EXERCISE BRIEF: Quote all lines below exactly. Images stay out.

INFORMATION SUPPLIED:
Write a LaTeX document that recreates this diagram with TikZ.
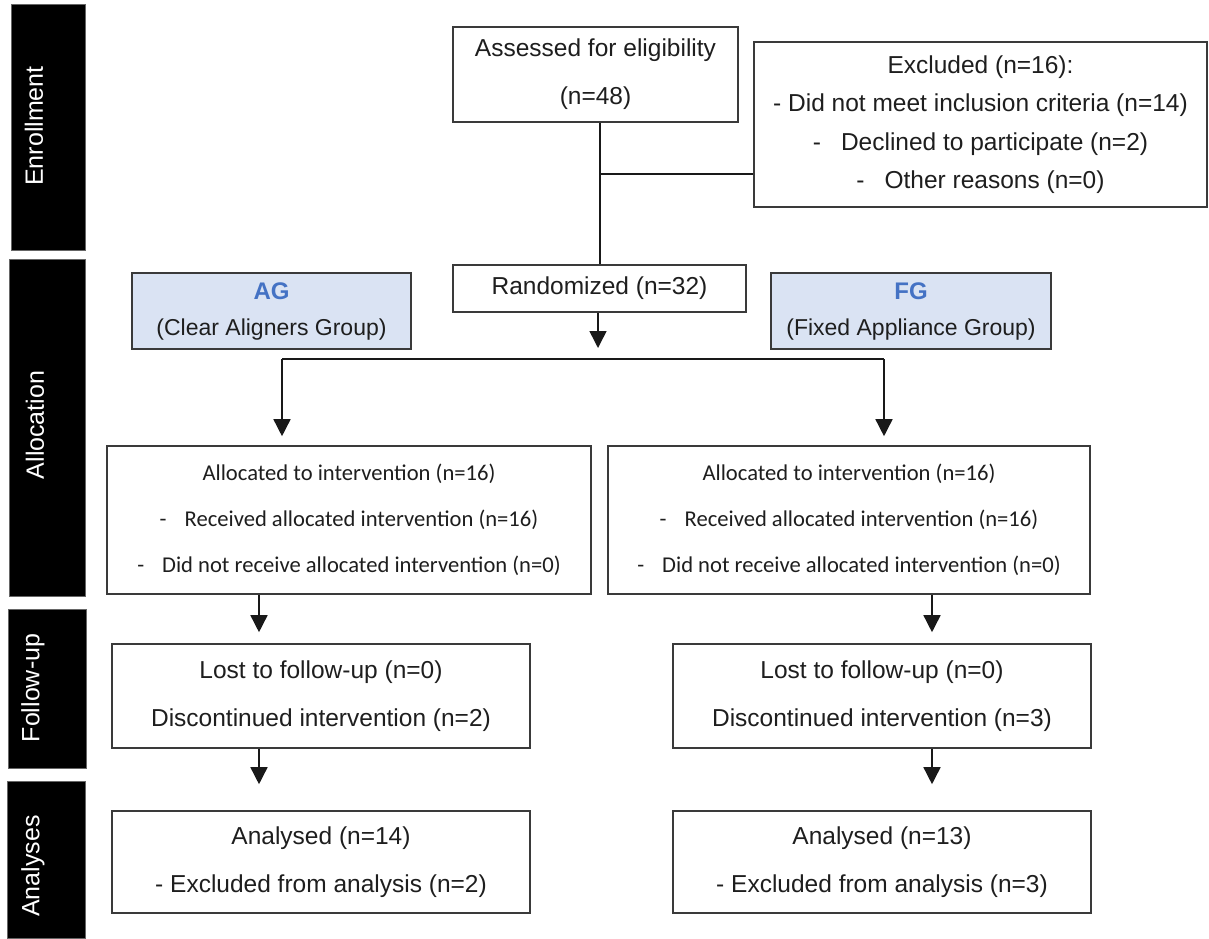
\documentclass[tikz,border=0pt]{standalone}
\usepackage{fontspec}
\setmainfont{Liberation Sans}
\newfontfamily\calibrifont{Carlito}
\usetikzlibrary{arrows.meta}
\definecolor{agblue}{HTML}{4472C4}
\definecolor{agfill}{HTML}{DAE3F3}
\definecolor{boxline}{HTML}{3A3A3A}
\definecolor{txt}{HTML}{1E1E1E}
\tikzset{
  box/.style={draw=boxline, line width=1.6pt, fill=white, inner sep=0pt, align=center, text=txt,
    font=\fontsize{24.5}{48}\selectfont},
  grpbox/.style={box, fill=agfill, font=\fontsize{23}{36}\selectfont},
  allocbox/.style={box, font=\calibrifont\fontsize{22.6}{46}\selectfont},
  exclbox/.style={box, font=\fontsize{24.5}{38.5}\selectfont},
  sidebox/.style={fill=black, draw=black!60, line width=0.5pt, inner sep=0pt},
  sidelabel/.style={text=white, rotate=90, font=\fontsize{25}{30}\selectfont, inner sep=0pt},
  line/.style={draw=black!90, line width=1.5pt},
  conn/.style={line, -{Triangle[length=17pt,width=17pt]}},
}
\begin{document}
\begin{tikzpicture}[x=1pt,y=1pt]
\useasboundingbox (0,0) rectangle (1209,-938);
% side bars
\node[sidebox, minimum width=74pt, minimum height=246pt] (enr) at (48,-127) {};
\node[sidebox, minimum width=76pt, minimum height=337pt] (alc) at (47,-427.5) {};
\node[sidebox, minimum width=78pt, minimum height=159pt] (fup) at (47,-688.5) {};
\node[sidebox, minimum width=78pt, minimum height=157pt] (ana) at (46,-859.5) {};
\node[sidelabel] (enrt) at (34,-126) {Enrollment};
\node[sidelabel] (alct) at (35,-425) {Allocation};
\node[sidelabel] (fupt) at (33,-688) {Follow-up};
\node[sidelabel] (anat) at (33,-866) {Analyses};
% enrollment
\node[box, minimum width=285pt, minimum height=95pt] (assess) at (595.5,-74.5)
  {Assessed for eligibility\\(n=48)};
\node[exclbox, minimum width=453pt, minimum height=165pt] (excl) at (980.5,-124.5)
  {Excluded (n=16):\\- Did not meet inclusion criteria (n=14)\\-\hspace{20pt}Declined to participate (n=2)\\-\hspace{20pt}Other reasons (n=0)};
\node[box, minimum width=293pt, minimum height=47pt] (rand) at (599.5,-288.5) {Randomized (n=32)};
% groups
\node[grpbox, minimum width=279pt, minimum height=76pt] (ag) at (271.5,-311)
  {{\fontsize{24}{36}\selectfont\bfseries\color{agblue}AG}\\(Clear Aligners Group)};
\node[grpbox, minimum width=280pt, minimum height=76pt] (fg) at (911,-311)
  {{\fontsize{24}{36}\selectfont\bfseries\color{agblue}FG}\\(Fixed Appliance Group)};
% allocation
\node[allocbox, minimum width=484pt, minimum height=148pt] (allocL) at (349,-520)
  {Allocated to intervention (n=16)\\-\hspace{18pt}Received allocated intervention (n=16)\\-\hspace{18pt}Did not receive allocated intervention (n=0)};
\node[allocbox, minimum width=482pt, minimum height=148pt] (allocR) at (849,-520)
  {Allocated to intervention (n=16)\\-\hspace{18pt}Received allocated intervention (n=16)\\-\hspace{18pt}Did not receive allocated intervention (n=0)};
% follow-up
\node[box, minimum width=418pt, minimum height=104pt] (lostL) at (321,-696)
  {Lost to follow-up (n=0)\\Discontinued intervention (n=2)};
\node[box, minimum width=418pt, minimum height=104pt] (lostR) at (882,-696)
  {Lost to follow-up (n=0)\\Discontinued intervention (n=3)};
% analyses
\node[box, minimum width=418pt, minimum height=102pt] (anaL) at (321,-862)
  {Analysed (n=14)\\- Excluded from analysis (n=2)};
\node[box, minimum width=418pt, minimum height=102pt] (anaR) at (882,-862)
  {Analysed (n=13)\\- Excluded from analysis (n=3)};
% connectors
\coordinate (branch) at (600,-174);
\draw[line] (rand.north -| branch) -- (assess.south -| branch);
\draw[line] (branch) -- (branch -| excl.west);
\coordinate (split) at (598,-359);
\coordinate (sL) at (282,-359);
\coordinate (sR) at (884,-359);
\draw[conn, shorten >=11pt] (rand.south -| split) -- (split);
\draw[line] (sL) -- (sR);
\draw[conn, shorten >=9pt] (sL) -- (sL |- allocL.north);
\draw[conn, shorten >=9pt] (sR) -- (sR |- allocR.north);
\coordinate (fL) at (259,0);
\coordinate (fR) at (932,0);
\draw[conn, shorten >=11pt] (allocL.south -| fL) -- (lostL.north -| fL);
\draw[conn, shorten >=11pt] (allocR.south -| fR) -- (lostR.north -| fR);
\draw[conn, shorten >=26pt] (lostL.south -| fL) -- (anaL.north -| fL);
\draw[conn, shorten >=26pt] (lostR.south -| fR) -- (anaR.north -| fR);
\end{tikzpicture}
\end{document}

ANSWER FOR THIS EXERCISE:
Write a LaTeX document that recreates this diagram with TikZ.
\documentclass[tikz,border=0pt]{standalone}
\usepackage{fontspec}
\setmainfont{Liberation Sans}
\newfontfamily\calibrifont{Carlito}
\usetikzlibrary{arrows.meta}
\definecolor{agblue}{HTML}{4472C4}
\definecolor{agfill}{HTML}{DAE3F3}
\definecolor{boxline}{HTML}{3A3A3A}
\definecolor{txt}{HTML}{1E1E1E}
\tikzset{
  box/.style={draw=boxline, line width=1.6pt, fill=white, inner sep=0pt, align=center, text=txt,
    font=\fontsize{24.5}{48}\selectfont},
  grpbox/.style={box, fill=agfill, font=\fontsize{23}{36}\selectfont},
  allocbox/.style={box, font=\calibrifont\fontsize{22.6}{46}\selectfont},
  exclbox/.style={box, font=\fontsize{24.5}{38.5}\selectfont},
  sidebox/.style={fill=black, draw=black!60, line width=0.5pt, inner sep=0pt},
  sidelabel/.style={text=white, rotate=90, font=\fontsize{25}{30}\selectfont, inner sep=0pt},
  line/.style={draw=black!90, line width=1.5pt},
  conn/.style={line, -{Triangle[length=17pt,width=17pt]}},
}
\begin{document}
\begin{tikzpicture}[x=1pt,y=1pt]
\useasboundingbox (0,0) rectangle (1209,-938);
% side bars
\node[sidebox, minimum width=74pt, minimum height=246pt] (enr) at (48,-127) {};
\node[sidebox, minimum width=76pt, minimum height=337pt] (alc) at (47,-427.5) {};
\node[sidebox, minimum width=78pt, minimum height=159pt] (fup) at (47,-688.5) {};
\node[sidebox, minimum width=78pt, minimum height=157pt] (ana) at (46,-859.5) {};
\node[sidelabel] (enrt) at (34,-126) {Enrollment};
\node[sidelabel] (alct) at (35,-425) {Allocation};
\node[sidelabel] (fupt) at (33,-688) {Follow-up};
\node[sidelabel] (anat) at (33,-866) {Analyses};
% enrollment
\node[box, minimum width=285pt, minimum height=95pt] (assess) at (595.5,-74.5)
  {Assessed for eligibility\\(n=48)};
\node[exclbox, minimum width=453pt, minimum height=165pt] (excl) at (980.5,-124.5)
  {Excluded (n=16):\\- Did not meet inclusion criteria (n=14)\\-\hspace{20pt}Declined to participate (n=2)\\-\hspace{20pt}Other reasons (n=0)};
\node[box, minimum width=293pt, minimum height=47pt] (rand) at (599.5,-288.5) {Randomized (n=32)};
% groups
\node[grpbox, minimum width=279pt, minimum height=76pt] (ag) at (271.5,-311)
  {{\fontsize{24}{36}\selectfont\bfseries\color{agblue}AG}\\(Clear Aligners Group)};
\node[grpbox, minimum width=280pt, minimum height=76pt] (fg) at (911,-311)
  {{\fontsize{24}{36}\selectfont\bfseries\color{agblue}FG}\\(Fixed Appliance Group)};
% allocation
\node[allocbox, minimum width=484pt, minimum height=148pt] (allocL) at (349,-520)
  {Allocated to intervention (n=16)\\-\hspace{18pt}Received allocated intervention (n=16)\\-\hspace{18pt}Did not receive allocated intervention (n=0)};
\node[allocbox, minimum width=482pt, minimum height=148pt] (allocR) at (849,-520)
  {Allocated to intervention (n=16)\\-\hspace{18pt}Received allocated intervention (n=16)\\-\hspace{18pt}Did not receive allocated intervention (n=0)};
% follow-up
\node[box, minimum width=418pt, minimum height=104pt] (lostL) at (321,-696)
  {Lost to follow-up (n=0)\\Discontinued intervention (n=2)};
\node[box, minimum width=418pt, minimum height=104pt] (lostR) at (882,-696)
  {Lost to follow-up (n=0)\\Discontinued intervention (n=3)};
% analyses
\node[box, minimum width=418pt, minimum height=102pt] (anaL) at (321,-862)
  {Analysed (n=14)\\- Excluded from analysis (n=2)};
\node[box, minimum width=418pt, minimum height=102pt] (anaR) at (882,-862)
  {Analysed (n=13)\\- Excluded from analysis (n=3)};
% connectors
\coordinate (branch) at (600,-174);
\draw[line] (rand.north -| branch) -- (assess.south -| branch);
\draw[line] (branch) -- (branch -| excl.west);
\coordinate (split) at (598,-359);
\coordinate (sL) at (282,-359);
\coordinate (sR) at (884,-359);
\draw[conn, shorten >=11pt] (rand.south -| split) -- (split);
\draw[line] (sL) -- (sR);
\draw[conn, shorten >=9pt] (sL) -- (sL |- allocL.north);
\draw[conn, shorten >=9pt] (sR) -- (sR |- allocR.north);
\coordinate (fL) at (259,0);
\coordinate (fR) at (932,0);
\draw[conn, shorten >=11pt] (allocL.south -| fL) -- (lostL.north -| fL);
\draw[conn, shorten >=11pt] (allocR.south -| fR) -- (lostR.north -| fR);
\draw[conn, shorten >=26pt] (lostL.south -| fL) -- (anaL.north -| fL);
\draw[conn, shorten >=26pt] (lostR.south -| fR) -- (anaR.north -| fR);
\end{tikzpicture}
\end{document}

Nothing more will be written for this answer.